发布于 2020-11-28 15:19:19

What I encountered is I wrote a sample python script named tt.py:

import time

while True:
    print(123)
    time.sleep(0.5)

I run it by python tt.py &, it will output to terminal 123 on-going. And if I input a character l after several seconds input s, the command ls works fine.

But why, as I know a little bit pseudoterminal: master side and slave side. I thought bash's stdin, stdout, stderr is redirect to slave side. So in my mind, the bash should return command like l123\n123\n...s not found.

So more general question is how bash know which is output which is input when they point to same file descriptor?

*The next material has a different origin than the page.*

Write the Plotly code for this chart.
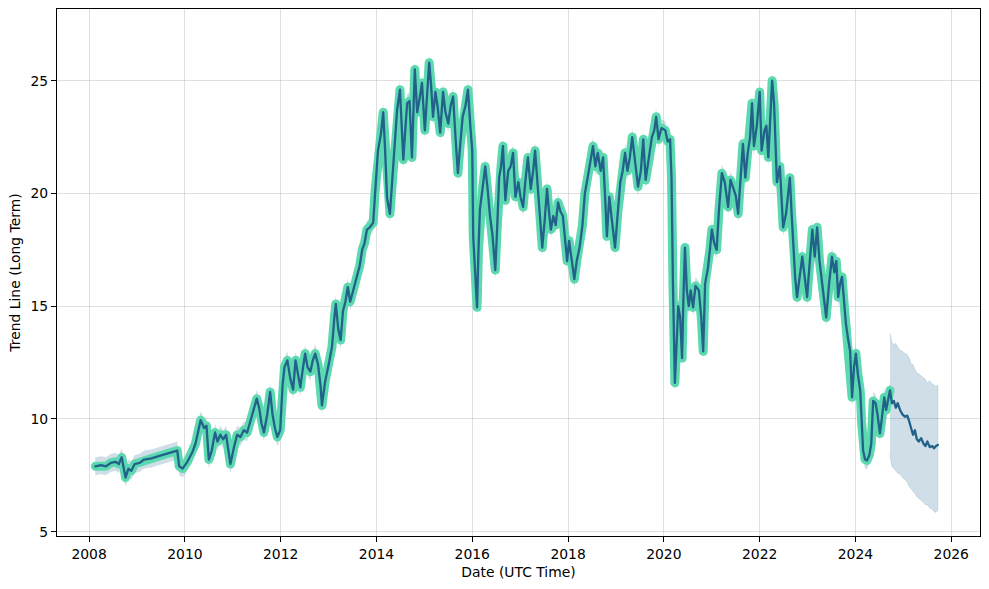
import plotly.graph_objects as go
import pandas as pd
import numpy as np

# ---- data (decimal years) ----
hist_year = [
2008.13,2008.25,2008.35,2008.45,2008.55,2008.62,2008.68,2008.72,2008.76,2008.82,2008.88,2008.95,
2009.05,2009.15,2009.3,2009.45,2009.6,2009.75,2009.84,2009.88,2009.95,
2010.05,2010.15,2010.22,2010.28,2010.33,2010.4,2010.45,2010.5,2010.56,2010.63,2010.68,2010.74,2010.8,2010.86,2010.9,2010.95,
2011.02,2011.09,2011.16,2011.23,2011.3,2011.36,2011.42,2011.5,2011.55,2011.6,2011.65,2011.72,2011.78,2011.83,2011.88,2011.93,2011.99,
2012.04,2012.08,2012.14,2012.2,2012.26,2012.31,2012.36,2012.41,2012.46,2012.51,2012.56,2012.62,2012.67,2012.72,2012.78,2012.83,2012.86,2012.93,
2013.0,2013.07,2013.12,2013.15,2013.2,2013.25,2013.3,2013.35,2013.4,2013.45,2013.5,2013.55,2013.6,2013.65,2013.7,2013.75,2013.8,2013.86,2013.93,2013.97,
2014.03,2014.09,2014.14,2014.18,2014.22,2014.28,2014.33,2014.38,2014.43,2014.49,2014.56,2014.6,2014.64,2014.69,2014.74,2014.8,2014.85,2014.9,2014.95,
2015.01,2015.06,2015.1,2015.14,2015.18,2015.23,2015.28,2015.33,2015.39,2015.44,2015.5,2015.55,2015.6,2015.65,2015.7,2015.75,2015.8,2015.86,2015.91,2015.96,
2016.0,2016.02,2016.06,2016.1,2016.13,2016.16,2016.22,2016.27,2016.32,2016.37,2016.42,2016.48,2016.52,2016.56,2016.6,2016.64,2016.69,2016.75,2016.8,2016.85,2016.9,2016.96,
2017.01,2017.06,2017.11,2017.16,2017.22,2017.27,2017.31,2017.36,2017.41,2017.46,2017.51,2017.56,2017.6,2017.64,2017.69,2017.74,2017.79,2017.84,2017.89,2017.94,2017.98,
2018.02,2018.07,2018.13,2018.18,2018.24,2018.3,2018.35,2018.4,2018.46,2018.52,2018.57,2018.62,2018.68,2018.73,2018.77,2018.81,2018.86,2018.92,2018.98,
2019.04,2019.09,2019.14,2019.19,2019.24,2019.29,2019.34,2019.4,2019.46,2019.52,2019.57,2019.62,2019.68,2019.75,2019.8,2019.84,2019.89,2019.95,
2020.03,2020.08,2020.13,2020.16,2020.19,2020.21,2020.23,2020.27,2020.3,2020.34,2020.38,2020.41,2020.44,2020.48,2020.52,2020.56,2020.61,2020.66,2020.73,2020.78,2020.82,2020.86,2020.92,2020.96,
2021.0,2021.05,2021.1,2021.15,2021.21,2021.27,2021.34,2021.39,2021.45,2021.5,2021.55,2021.6,2021.65,2021.7,2021.75,2021.8,2021.84,2021.88,2021.94,
2022.0,2022.04,2022.1,2022.14,2022.18,2022.22,2022.26,2022.3,2022.33,2022.36,2022.42,2022.47,2022.49,2022.55,2022.6,2022.63,2022.67,2022.7,2022.74,2022.78,2022.84,2022.89,2022.94,2022.99,
2023.04,2023.1,2023.15,2023.2,2023.25,2023.3,2023.35,2023.39,2023.45,2023.51,2023.56,2023.6,2023.64,2023.68,2023.72,2023.76,2023.8,2023.85,2023.89,2023.93,2023.97,
2024.01,2024.05,2024.1,2024.13,2024.16,2024.2,2024.24,2024.29,2024.33,2024.37,2024.42,2024.46,2024.51,2024.55,2024.6,2024.64,2024.68,2024.72]

hist_value = [
7.9,7.95,7.9,8.05,8.1,8.0,8.3,7.9,7.4,7.8,7.7,8.0,
8.05,8.2,8.25,8.35,8.45,8.55,8.6,7.9,7.8,
8.1,8.5,8.9,9.5,9.95,9.6,9.7,8.2,8.6,9.4,9.0,9.3,9.1,9.3,8.7,8.0,
8.7,9.3,9.2,9.5,9.4,9.9,10.3,10.9,10.5,9.8,9.4,10.2,11.2,10.2,9.6,9.2,9.5,
11.5,12.3,12.6,11.8,11.3,12.6,12.0,11.4,12.2,12.9,12.3,12.1,12.6,12.9,12.4,11.5,10.6,11.7,
12.4,13.2,14.5,15.1,14.0,13.5,14.8,15.2,15.85,15.2,15.6,16.0,16.3,16.8,17.5,17.8,18.4,18.5,18.7,20.1,
21.9,22.6,23.6,21.9,19.8,19.1,20.5,22.3,23.7,24.6,21.5,22.8,24.0,24.1,21.6,25.5,23.6,24.2,24.9,
22.8,24.6,25.8,24.8,23.4,24.5,23.8,22.7,24.5,23.6,23.1,23.9,24.3,22.5,20.9,22.2,23.4,23.9,24.6,23.0,
21.9,18.1,16.5,14.95,17.5,19.3,20.3,21.2,20.2,19.0,18.2,16.6,18.5,20.7,21.2,22.1,19.7,21.0,21.2,21.8,19.85,20.5,
19.8,19.4,20.6,21.6,20.2,21.0,21.9,20.5,19.2,17.6,18.8,20.2,19.2,18.4,19.0,18.6,19.6,19.2,19.0,17.8,17.0,
17.9,17.2,16.2,17.0,17.6,18.6,20.0,20.6,21.4,22.1,21.2,21.8,21.0,21.6,20.0,18.1,19.85,18.6,17.6,
19.2,20.5,21.0,21.8,21.0,21.6,22.5,21.5,20.3,21.0,22.4,20.6,21.5,22.5,22.8,23.4,22.4,22.9,
22.8,22.3,22.4,20.7,16.0,13.0,11.6,13.5,15.0,14.5,12.7,15.5,17.6,15.7,15.0,15.7,14.95,15.9,15.7,14.5,13.0,16.0,16.7,17.5,
18.4,17.8,17.5,19.3,20.9,20.5,19.4,20.6,20.2,19.9,19.1,20.8,22.2,20.7,21.8,22.5,24.0,22.1,23.0,
24.5,21.9,22.8,23.0,21.6,23.5,25.0,24.0,22.4,20.5,21.2,19.5,18.5,19.1,20.0,20.7,19.0,17.6,16.3,15.4,16.5,17.2,16.3,15.4,
16.8,18.4,17.2,18.5,17.0,16.0,15.3,14.5,16.0,17.2,16.5,17.0,15.4,16.0,16.3,15.2,14.25,13.5,13.0,10.96,12.3,
12.9,12.0,11.27,9.8,8.6,8.2,8.16,8.4,8.9,10.8,10.7,10.2,9.36,10.0,10.96,10.4,10.9,11.27]

hist_band_half = 0.4  # half-width of the historical uncertainty band

fc_year = [2024.72,2024.76,2024.8,2024.84,2024.88,2024.93,2024.98,2025.03,2025.08,2025.12,2025.16,2025.2,
           2025.24,2025.28,2025.32,2025.37,2025.42,2025.46,2025.5,2025.55,2025.6,2025.64,2025.68,2025.72]
fc_value = [11.2,10.7,10.8,10.5,10.7,10.4,10.2,10.1,10.15,9.9,9.55,9.3,
            9.5,9.1,9.0,9.15,8.9,8.8,9.0,8.75,8.8,8.7,8.8,8.85]
fc_upper = [13.8,13.4,13.3,13.35,13.2,13.05,13.0,12.9,12.85,12.7,12.45,12.4,
            12.2,12.05,12.0,11.9,11.8,11.75,11.6,11.7,11.55,11.5,11.45,11.5]
fc_lower = [8.4,7.9,7.8,7.7,7.6,7.55,7.4,7.3,7.2,7.0,6.85,6.8,
            6.7,6.55,6.5,6.4,6.3,6.2,6.2,6.05,6.0,5.9,5.85,5.95]

x_tick_years = [2008, 2010, 2012, 2014, 2016, 2018, 2020, 2022, 2024, 2026]
y_ticks = [5, 10, 15, 20, 25]


def to_date(years):
    out = []
    for y in years:
        yi = int(np.floor(y))
        start = pd.Timestamp(year=yi, month=1, day=1)
        end = pd.Timestamp(year=yi + 1, month=1, day=1)
        out.append(start + (end - start) * (y - yi))
    return out


hx = to_date(hist_year)
fx = to_date(fc_year)
h_up = [v + hist_band_half for v in hist_value]
h_lo = [v - hist_band_half for v in hist_value]

band_col = "rgba(35,99,140,0.21)"
fig = go.Figure()
fig.add_trace(go.Scatter(x=hx + hx[::-1], y=h_up + h_lo[::-1], fill="toself",
                         fillcolor=band_col, line=dict(width=0), mode="lines",
                         hoverinfo="skip", showlegend=False))
fig.add_trace(go.Scatter(x=fx + fx[::-1], y=fc_upper + fc_lower[::-1], fill="toself",
                         fillcolor=band_col, line=dict(width=1, color="rgba(35,99,140,0.15)"),
                         mode="lines", hoverinfo="skip", showlegend=False))
fig.add_trace(go.Scatter(x=hx, y=hist_value, mode="lines",
                         line=dict(color="#5cd9b0", width=9), showlegend=False))
fig.add_trace(go.Scatter(x=hx + fx[1:], y=hist_value + fc_value[1:], mode="lines",
                         line=dict(color="#21618a", width=2.3), showlegend=False))

font = dict(family="DejaVu Sans", size=13.9, color="black")
fig.update_layout(
    width=989, height=589,
    margin=dict(l=57, r=9, t=9, b=53),
    paper_bgcolor="white", plot_bgcolor="white",
    font=font,
    xaxis=dict(
        type="date",
        range=to_date([2007.33, 2026.6]),
        tickvals=to_date(x_tick_years),
        ticktext=[str(y) for y in x_tick_years],
        showgrid=True, gridcolor="rgba(176,176,176,0.4)", gridwidth=1,
        showline=True, linecolor="black", linewidth=1.2, mirror=True,
        ticks="outside", ticklen=5, tickcolor="black", tickwidth=1,
        zeroline=False,
        title=dict(text="Date (UTC Time)", standoff=6, font=font),
    ),
    yaxis=dict(
        range=[4.81, 28.18],
        tickvals=y_ticks,
        showgrid=True, gridcolor="rgba(176,176,176,0.4)", gridwidth=1,
        showline=True, linecolor="black", linewidth=1.2, mirror=True,
        ticks="outside", ticklen=5, tickcolor="black", tickwidth=1,
        zeroline=False,
        title=dict(text="Trend Line (Long Term)", standoff=6, font=font),
    ),
)

round_joins = """
var gd = document.getElementById('{plot_id}');
function rj(){ gd.querySelectorAll('.scatterlayer path.js-line').forEach(function(p){
  p.style.strokeLinejoin='round'; p.style.strokeLinecap='round'; }); }
rj(); gd.on('plotly_afterplot', rj);
"""
fig.write_html("out.html", post_script=round_joins)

Or where I made a misunderstand in this situation, thanks in advance!


Update:

I know stdin and stdout point to different descripor, but they could point to same one right?

So in my mind, python script's stdout to psuedoterminal's slave side, and terminal display streams in master side. Seems what I can't figure out is how terminal stdin goes to bash's stdin. Isn't it first go master side then go slave side then bash?

If so I thougt things will messed up at master side as it receive both python script's output and terminal's input.

Questioner
roachsinai
Viewed
0
Barmar 2020-11-29 00:13:27

A pseudo terminal consists of two independent channels of data, and they each have their own buffers.

There's one channel that transfers data that's written to the slave pty to the master pty. There's another channel that transfers data written to the master pty to the slave pty.

Anything written to the slave side of the pty is read by the process connected to the master side. In this case, it's your terminal application. It displays this data in the terminal window.

Both python and ls are writing to the slave pty, and their outputs get displayed in the window.

When an application reads from the slave pty, it gets what the other process writes to the master side. The terminal application writes what you type on the keyboard, not the output that was sent to the slave side.

So the output of the python script won't be read as input by the shell.

If the two directions weren't independent, every program that produces output and also reads input would get totally confused, since it would end up reading its own output.